Hours: Office hours are Monday – Friday, 8:30 a.m. – 12 noon; 1:00 – 4:30 p.m. If these hours are difficult for you, ask the WIC staff about our late and early clinics. You must have an appointment to receive WIC benefits and services.
Languages: English, Interpreters are available – please notify us in advance if needed.
Service Area: Arenac, Clare, Gladwin, Isabella, Osceola, Roscommon Counties.
In accordance with federal civil rights law and U.S. Department of Agriculture (USDA) civil rights regulations and policies, this institution is prohibited from discriminating on the basis of race, color, national origin, sex (including gender identity and sexual orientation), disability, age, or reprisal or retaliation for prior civil rights activity.
Program information may be made available in languages other than English. Persons with disabilities who require alternative means of communication to obtain program information (e.g., Braille, large print, audiotape, American Sign Language), should contact the responsible state or local agency that administers the program or USDA’s TARGET Center at (202) 720-2600 (voice and TTY) or contact USDA through the Federal Relay Service at (800) 877-8339.

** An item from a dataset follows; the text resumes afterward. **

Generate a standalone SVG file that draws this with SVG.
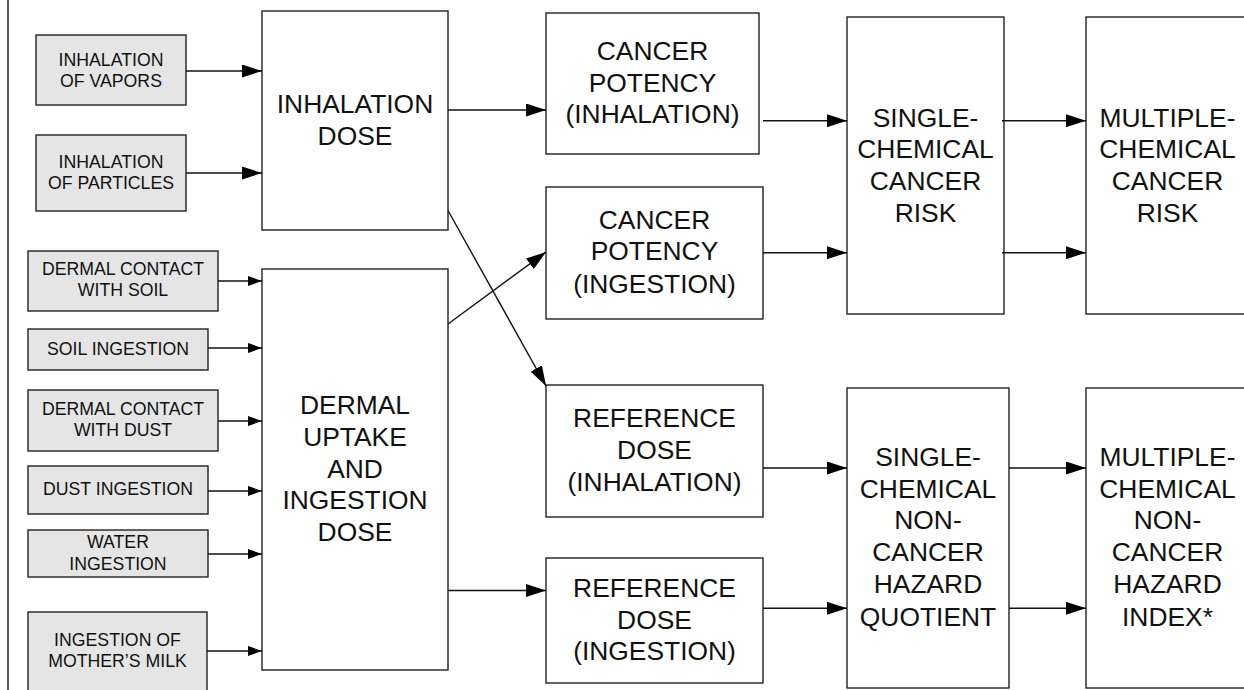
<svg xmlns="http://www.w3.org/2000/svg" width="1244" height="690" viewBox="0 0 1244 690">
<style>
.box{fill:#fff;stroke:#222;stroke-width:1.4}
.src{fill:#e5e5e5;stroke:#222;stroke-width:1.4}
.big{font-family:"Liberation Sans",Arial,sans-serif;font-size:26.4px;fill:#111;text-anchor:middle}
.sm{font-family:"Liberation Sans",Arial,sans-serif;font-size:17.7px;fill:#111;text-anchor:middle}
.ln{stroke:#111;stroke-width:1.4;fill:none}
</style>
<defs>
<marker id="aL" markerUnits="userSpaceOnUse" markerWidth="20" markerHeight="13" refX="20" refY="6.5" orient="auto"><path d="M0,0 L20,6.5 L0,13 z" fill="#000"/></marker>
<marker id="aS" markerUnits="userSpaceOnUse" markerWidth="14" markerHeight="10" refX="14" refY="5" orient="auto"><path d="M0,0 L14,5 L0,10 z" fill="#000"/></marker>
</defs>
<rect width="1244" height="690" fill="#fff"/>
<line x1="8" y1="0" x2="8" y2="690" stroke="#111" stroke-width="1.4"/>

<g id="vapors"><rect class="src" x="36" y="35" width="150" height="70"/><text class="sm" x="111" y="66">INHALATION</text><text class="sm" x="111" y="87">OF VAPORS</text></g>
<g id="particles"><rect class="src" x="36" y="135" width="150" height="76"/><text class="sm" x="111" y="168">INHALATION</text><text class="sm" x="111" y="189">OF PARTICLES</text></g>
<g id="dermal-soil"><rect class="src" x="28" y="251" width="190" height="60"/><text class="sm" x="123" y="275">DERMAL CONTACT</text><text class="sm" x="123" y="296">WITH SOIL</text></g>
<g id="soil-ingestion"><rect class="src" x="28" y="329" width="180" height="41"/><text class="sm" x="118" y="355">SOIL INGESTION</text></g>
<g id="dermal-dust"><rect class="src" x="28" y="390" width="190" height="61"/><text class="sm" x="123" y="415">DERMAL CONTACT</text><text class="sm" x="123" y="436">WITH DUST</text></g>
<g id="dust-ingestion"><rect class="src" x="28" y="466" width="180" height="48"/><text class="sm" x="118" y="495">DUST INGESTION</text></g>
<g id="water-ingestion"><rect class="src" x="28" y="530" width="180" height="47"/><text class="sm" x="118" y="548">WATER</text><text class="sm" x="118" y="570">INGESTION</text></g>
<g id="mothers-milk"><rect class="src" x="28" y="612" width="179" height="90"/><text class="sm" x="117.5" y="646">INGESTION OF</text><text class="sm" x="117.5" y="667">MOTHER’S MILK</text></g>

<g id="inhalation-dose"><rect class="box" x="262" y="11" width="186" height="219"/><text class="big" x="355" y="113">INHALATION</text><text class="big" x="355" y="145">DOSE</text></g>
<g id="dermal-uptake"><rect class="box" x="262" y="269" width="186" height="401"/><text class="big" x="355" y="414">DERMAL</text><text class="big" x="355" y="446">UPTAKE</text><text class="big" x="355" y="477.5">AND</text><text class="big" x="355" y="509">INGESTION</text><text class="big" x="355" y="541">DOSE</text></g>

<g id="cp-inhalation"><rect class="box" x="546" y="13" width="213" height="141"/><text class="big" x="652.5" y="60">CANCER</text><text class="big" x="652.5" y="92">POTENCY</text><text class="big" x="652.5" y="123">(INHALATION)</text></g>
<g id="cp-ingestion"><rect class="box" x="546" y="187" width="217" height="132"/><text class="big" x="654.5" y="228.5">CANCER</text><text class="big" x="654.5" y="260">POTENCY</text><text class="big" x="654.5" y="292.5">(INGESTION)</text></g>
<g id="rd-inhalation"><rect class="box" x="546" y="385" width="217" height="132"/><text class="big" x="654.5" y="427">REFERENCE</text><text class="big" x="654.5" y="458.5">DOSE</text><text class="big" x="654.5" y="490.5">(INHALATION)</text></g>
<g id="rd-ingestion"><rect class="box" x="546" y="558" width="217" height="125"/><text class="big" x="654.5" y="597">REFERENCE</text><text class="big" x="654.5" y="628.5">DOSE</text><text class="big" x="654.5" y="660">(INGESTION)</text></g>

<g id="sc-cancer"><rect class="box" x="847" y="17" width="157" height="297"/><text class="big" x="925.5" y="126.7">SINGLE-</text><text class="big" x="925.5" y="158.3">CHEMICAL</text><text class="big" x="925.5" y="190">CANCER</text><text class="big" x="925.5" y="221.7">RISK</text></g>
<g id="mc-cancer"><rect class="box" x="1086" y="17" width="163" height="297"/><text class="big" x="1167.5" y="126.7">MULTIPLE-</text><text class="big" x="1167.5" y="158.3">CHEMICAL</text><text class="big" x="1167.5" y="190">CANCER</text><text class="big" x="1167.5" y="221.7">RISK</text></g>
<g id="sc-noncancer"><rect class="box" x="847" y="388" width="162" height="300"/><text class="big" x="928" y="465.7">SINGLE-</text><text class="big" x="928" y="497.7">CHEMICAL</text><text class="big" x="928" y="529.3">NON-</text><text class="big" x="928" y="561">CANCER</text><text class="big" x="928" y="592.7">HAZARD</text><text class="big" x="928" y="625.7">QUOTIENT</text></g>
<g id="mc-noncancer"><rect class="box" x="1086" y="388" width="163" height="300"/><text class="big" x="1167.5" y="465.7">MULTIPLE-</text><text class="big" x="1167.5" y="497.7">CHEMICAL</text><text class="big" x="1167.5" y="529.3">NON-</text><text class="big" x="1167.5" y="561">CANCER</text><text class="big" x="1167.5" y="592.7">HAZARD</text><text class="big" x="1167.5" y="625.7">INDEX*</text></g>

<g id="connectors" class="ln">
<line x1="186" y1="71" x2="262" y2="71" marker-end="url(#aL)"/>
<line x1="186" y1="173" x2="262" y2="173" marker-end="url(#aL)"/>
<line x1="218" y1="281" x2="262" y2="281" marker-end="url(#aS)"/>
<line x1="208" y1="348" x2="262" y2="348" marker-end="url(#aS)"/>
<line x1="218" y1="421" x2="262" y2="421" marker-end="url(#aS)"/>
<line x1="208" y1="491" x2="262" y2="491" marker-end="url(#aS)"/>
<line x1="208" y1="554" x2="262" y2="554" marker-end="url(#aS)"/>
<line x1="207" y1="651" x2="262" y2="651" marker-end="url(#aS)"/>
<line x1="448" y1="110" x2="546" y2="110" marker-end="url(#aL)"/>
<line x1="448" y1="210.5" x2="546" y2="386" marker-end="url(#aL)"/>
<line x1="448" y1="324" x2="546" y2="252" marker-end="url(#aL)"/>
<line x1="448" y1="590.5" x2="546" y2="590.5" marker-end="url(#aL)"/>
<line x1="763" y1="120.7" x2="847" y2="120.7" marker-end="url(#aL)"/>
<line x1="763" y1="252.7" x2="847" y2="252.7" marker-end="url(#aL)"/>
<line x1="763" y1="468" x2="847" y2="468" marker-end="url(#aL)"/>
<line x1="763" y1="608.3" x2="847" y2="608.3" marker-end="url(#aL)"/>
<line x1="1002" y1="120.7" x2="1086" y2="120.7" marker-end="url(#aL)"/>
<line x1="1002" y1="252.7" x2="1086" y2="252.7" marker-end="url(#aL)"/>
<line x1="1009" y1="468" x2="1086" y2="468" marker-end="url(#aL)"/>
<line x1="1009" y1="608.3" x2="1086" y2="608.3" marker-end="url(#aL)"/>
</g>
</svg>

To file a program discrimination complaint, a Complainant should complete a Form AD-3027, USDA Program Discrimination Complaint Form which can be obtained online at: https://www.usda.gov/sites/default/files/documents/USDA-OASCR%20P-Complaint-Form-0508-0002-508-11-28-17Fax2Mail.pdf, from any USDA office, by calling (866) 632-9992, or by writing a letter addressed to USDA. The letter must contain the complainant’s name, address, telephone number, and a written description of the alleged discriminatory action in sufficient detail to inform the Assistant Secretary for Civil Rights (ASCR) about the nature and date of an alleged civil rights violation. The completed AD-3027 form or letter must be submitted to USDA by:
1. mail: U.S. Department of Agriculture Office of the Assistant Secretary for Civil Rights 1400 Independence Avenue, SW Washington, D.C. 20250-9410; or
2. fax: (833) 256-1665 or (202) 690-7442; or
3. email: email@example.com
This institution is an equal opportunity provider.